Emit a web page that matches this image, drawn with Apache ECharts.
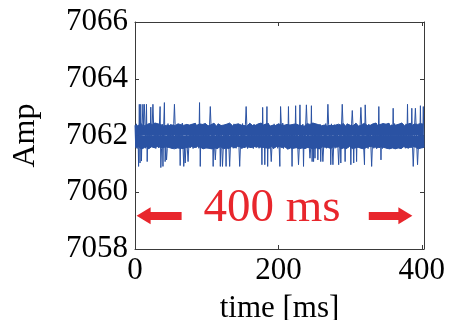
<!DOCTYPE html>
<html>
<head>
<meta charset="utf-8">
<script src="https://cdn.jsdelivr.net/npm/echarts@6/dist/echarts.min.js"></script>
<style>
html,body{margin:0;padding:0;background:#fff;}
#chart{width:449px;height:320px;}
</style>
</head>
<body>
<div id="chart"></div>
<script>
// Baseline noise band, one sample per ms (t = 0..403)
const noise = [
7062.36,7061.58,7062.41,7061.54,7062.34,7061.61,7062.39,7061.56,7062.43,7061.52,7062.37,7061.59,7062.33,7061.57,7062.40,7061.55,7062.38,7061.62,7062.35,7061.53,
7062.42,7061.58,7062.36,7061.60,7062.39,7061.55,7062.34,7061.57,7062.44,7061.54,7062.37,7061.61,7062.41,7061.56,7062.35,7061.59,7062.38,7061.53,7062.40,7061.57,
7062.33,7061.56,7062.39,7061.60,7062.36,7061.54,7062.42,7061.58,7062.35,7061.62,7062.40,7061.55,7062.37,7061.57,7062.43,7061.53,7062.34,7061.59,7062.38,7061.56,
7062.41,7061.61,7062.35,7061.55,7062.38,7061.58,7062.44,7061.54,7062.36,7061.60,7062.33,7061.57,7062.39,7061.52,7062.42,7061.59,7062.37,7061.56,7062.34,7061.61,
7062.40,7061.54,7062.36,7061.58,7062.43,7061.56,7062.35,7061.62,7062.38,7061.55,7062.41,7061.59,7062.34,7061.57,7062.39,7061.53,7062.37,7061.60,7062.42,7061.56,
7062.37,7061.59,7062.34,7061.55,7062.40,7061.61,7062.38,7061.53,7062.35,7061.58,7062.43,7061.56,7062.36,7061.60,7062.33,7061.54,7062.41,7061.57,7062.39,7061.62,
7062.35,7061.57,7062.42,7061.53,7062.37,7061.60,7062.33,7061.56,7062.40,7061.59,7062.36,7061.54,7062.44,7061.58,7062.38,7061.61,7062.34,7061.55,7062.41,7061.57,
7062.39,7061.55,7062.36,7061.62,7062.41,7061.57,7062.34,7061.59,7062.37,7061.53,7062.42,7061.58,7062.35,7061.56,7062.40,7061.60,7062.33,7061.54,7062.38,7061.59,
7062.43,7061.56,7062.38,7061.58,7062.35,7061.54,7062.40,7061.61,7062.36,7061.57,7062.34,7061.60,7062.41,7061.55,7062.37,7061.59,7062.44,7061.53,7062.36,7061.58,
7062.34,7061.60,7062.40,7061.56,7062.37,7061.59,7062.42,7061.55,7062.33,7061.58,7062.39,7061.62,7062.36,7061.54,7062.41,7061.57,7062.35,7061.61,7062.38,7061.55,
7062.41,7061.61,7062.35,7061.55,7062.38,7061.58,7062.44,7061.54,7062.36,7061.60,7062.33,7061.57,7062.39,7061.52,7062.42,7061.59,7062.37,7061.56,7062.34,7061.61,
7062.39,7061.55,7062.36,7061.62,7062.41,7061.57,7062.34,7061.59,7062.37,7061.53,7062.42,7061.58,7062.35,7061.56,7062.40,7061.60,7062.33,7061.54,7062.38,7061.59,
7062.42,7061.58,7062.36,7061.60,7062.39,7061.55,7062.34,7061.57,7062.44,7061.54,7062.37,7061.61,7062.41,7061.56,7062.35,7061.59,7062.38,7061.53,7062.40,7061.57,
7062.34,7061.60,7062.40,7061.56,7062.37,7061.59,7062.42,7061.55,7062.33,7061.58,7062.39,7061.62,7062.36,7061.54,7062.41,7061.57,7062.35,7061.61,7062.38,7061.55,
7062.37,7061.59,7062.34,7061.55,7062.40,7061.61,7062.38,7061.53,7062.35,7061.58,7062.43,7061.56,7062.36,7061.60,7062.33,7061.54,7062.41,7061.57,7062.39,7061.62,
7062.36,7061.58,7062.41,7061.54,7062.34,7061.61,7062.39,7061.56,7062.43,7061.52,7062.37,7061.59,7062.33,7061.57,7062.40,7061.55,7062.38,7061.62,7062.35,7061.53,
7062.43,7061.56,7062.38,7061.58,7062.35,7061.54,7062.40,7061.61,7062.36,7061.57,7062.34,7061.60,7062.41,7061.55,7062.37,7061.59,7062.44,7061.53,7062.36,7061.58,
7062.33,7061.56,7062.39,7061.60,7062.36,7061.54,7062.42,7061.58,7062.35,7061.62,7062.40,7061.55,7062.37,7061.57,7062.43,7061.53,7062.34,7061.59,7062.38,7061.56,
7062.35,7061.57,7062.42,7061.53,7062.37,7061.60,7062.33,7061.56,7062.40,7061.59,7062.36,7061.54,7062.44,7061.58,7062.38,7061.61,7062.34,7061.55,7062.41,7061.57,
7062.40,7061.54,7062.36,7061.58,7062.43,7061.56,7062.35,7061.62,7062.38,7061.55,7062.41,7061.59,7062.34,7061.57,7062.39,7061.53,7062.37,7061.60,7062.42,7061.56,
7062.37,7061.57,7062.40,7061.58
];

// Upward spikes (time in ms, amplitude)
const upSpikeTimes  = [6,8,11,13,16,22,25,35,41,55,90,105,155,178,184,203,214,224,230,239,246,269,289,303,315,321,322,340,360,380,386,391,398,402];
const upSpikeValues = [7063.10,7063.10,7063.10,7063.10,7063.10,7063.00,7063.10,7063.02,7063.16,7063.10,7063.16,7063.02,7063.02,7062.99,7063.02,7063.02,7063.02,7063.05,7063.08,7063.08,7063.05,7063.10,7063.10,7062.88,7062.99,7063.08,7063.05,7063.02,7062.96,7063.10,7062.96,7062.96,7063.05,7063.02];

// Downward spikes (time in ms, amplitude)
const downSpikeTimes  = [5,7,9,17,36,39,42,44,63,68,70,74,91,109,112,119,122,127,132,146,177,181,185,190,202,219,228,235,244,247,249,251,255,259,262,273,276,284,287,293,301,305,309,320,330,343,388,394];
const downSpikeValues = [7060.91,7061.03,7061.10,7061.08,7060.87,7060.91,7061.08,7061.14,7060.94,7060.91,7061.03,7061.08,7060.91,7060.91,7061.14,7060.91,7060.91,7060.91,7060.91,7060.91,7060.97,7060.97,7060.91,7061.08,7060.91,7060.91,7060.97,7060.91,7061.20,7061.08,7061.08,7061.20,7061.14,7061.08,7061.08,7060.97,7060.97,7060.97,7061.03,7061.08,7060.97,7061.03,7061.08,7060.97,7060.91,7061.14,7060.91,7060.97];

const xTicks = [0, 200, 400];
const yTicks = [7058, 7060, 7062, 7064, 7066];
const bandCentre = 7062;

// Annotation: "400 ms" span with arrows
const spanLabel = '400 ms';
const spanY = 7059.17;
const leftArrow = [65, 12];    // tail, tip-anchor (ms)
const rightArrow = [326, 377];
const spanLabelPos = [191, 7059.42];

// Signal = noise with spikes substituted at their samples
const values = noise.slice();
upSpikeTimes.forEach((t, i) => { values[t] = upSpikeValues[i]; });
downSpikeTimes.forEach((t, i) => { values[t] = downSpikeValues[i]; });
const data = values.map((v, t) => [t, v]);

// Envelopes of the noise band: peaks (even samples) and troughs (odd samples)
const peaks = [], troughs = [];
noise.forEach((v, t) => { (t % 2 === 0 ? peaks : troughs).push([t, v]); });

const font = 'Liberation Serif';
const red = '#e8262c';
const frame = '#3a3a3a';
const blue = '#2a52a3';

const chart = echarts.init(document.getElementById('chart'), null, {renderer: 'canvas'});

const xBase = {
  type: 'value', min: 0, max: 403, interval: 200,
  splitLine: {show: false},
  axisLine: {show: true, onZero: false, lineStyle: {color: frame, width: 1}},
  axisTick: {show: true, inside: true, length: 4, lineStyle: {color: frame}},
};
const yBase = {
  type: 'value', min: yTicks[0], max: yTicks[yTicks.length - 1], interval: 2,
  splitLine: {show: false},
  axisLine: {show: true, onZero: false, lineStyle: {color: frame, width: 1}},
  axisTick: {show: true, inside: true, length: 4, lineStyle: {color: frame}},
};

const envSeries = (pts) => ({
  type: 'line', silent: true, data: pts,
  showSymbol: false, symbol: 'none',
  lineStyle: {color: blue, width: 1},
  areaStyle: {color: blue, opacity: 1, origin: bandCentre},
  z: 1
});

chart.setOption({
  animation: false,
  backgroundColor: '#fff',
  grid: {left: 135, top: 22, width: 289, height: 227, containLabel: false, outerBoundsMode: 'none'},
  xAxis: [
    Object.assign({}, xBase, {
      position: 'bottom',
      name: 'time [ms]', nameLocation: 'middle', nameGap: 44,
      nameTextStyle: {fontFamily: font, fontSize: 31, color: '#000'},
      axisLabel: {show: true, fontFamily: font, fontSize: 31, color: '#000', margin: 6,
        formatter: v => xTicks.includes(v) ? String(v) : ''}
    }),
    Object.assign({}, xBase, {position: 'top', axisLabel: {show: false}})
  ],
  yAxis: [
    Object.assign({}, yBase, {
      position: 'left',
      name: 'Amp', nameLocation: 'middle', nameGap: 93, nameRotate: 90,
      nameTextStyle: {fontFamily: font, fontSize: 32, color: '#000'},
      axisLabel: {show: true, fontFamily: font, fontSize: 31, color: '#000', margin: 7,
        formatter: v => yTicks.includes(v) ? String(v) : ''}
    }),
    Object.assign({}, yBase, {position: 'right', axisLabel: {show: false}})
  ],
  series: [
    envSeries(peaks),
    envSeries(troughs),
    {
      type: 'line',
      data: data,
      showSymbol: false,
      symbol: 'none',
      sampling: null,
      lineStyle: {color: blue, width: 1},
      itemStyle: {color: blue},
      silent: true, z: 2,
      markLine: {
        silent: true,
        symbol: ['none', 'triangle'],
        symbolSize: [17, 14],
        lineStyle: {color: red, width: 8, type: 'solid'},
        itemStyle: {color: red},
        label: {show: false},
        data: [
          [{coord: [leftArrow[0], spanY]}, {coord: [leftArrow[1], spanY]}],
          [{coord: [rightArrow[0], spanY]}, {coord: [rightArrow[1], spanY]}]
        ]
      },
      markPoint: {
        silent: true,
        symbol: 'circle', symbolSize: 0,
        itemStyle: {color: 'rgba(0,0,0,0)'},
        label: {show: true, position: 'inside', formatter: spanLabel,
          fontFamily: font, fontSize: 47, color: red},
        data: [{coord: spanLabelPos}]
      }
    }
  ]
});
</script>
</body>
</html>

+++

### Exercise instructions
Pick out every line above that contains the word "with" and copy it.

### Problem solution
Emit a web page that matches this image, drawn with Apache ECharts.
// Annotation: "400 ms" span with arrows
// Signal = noise with spikes substituted at their samples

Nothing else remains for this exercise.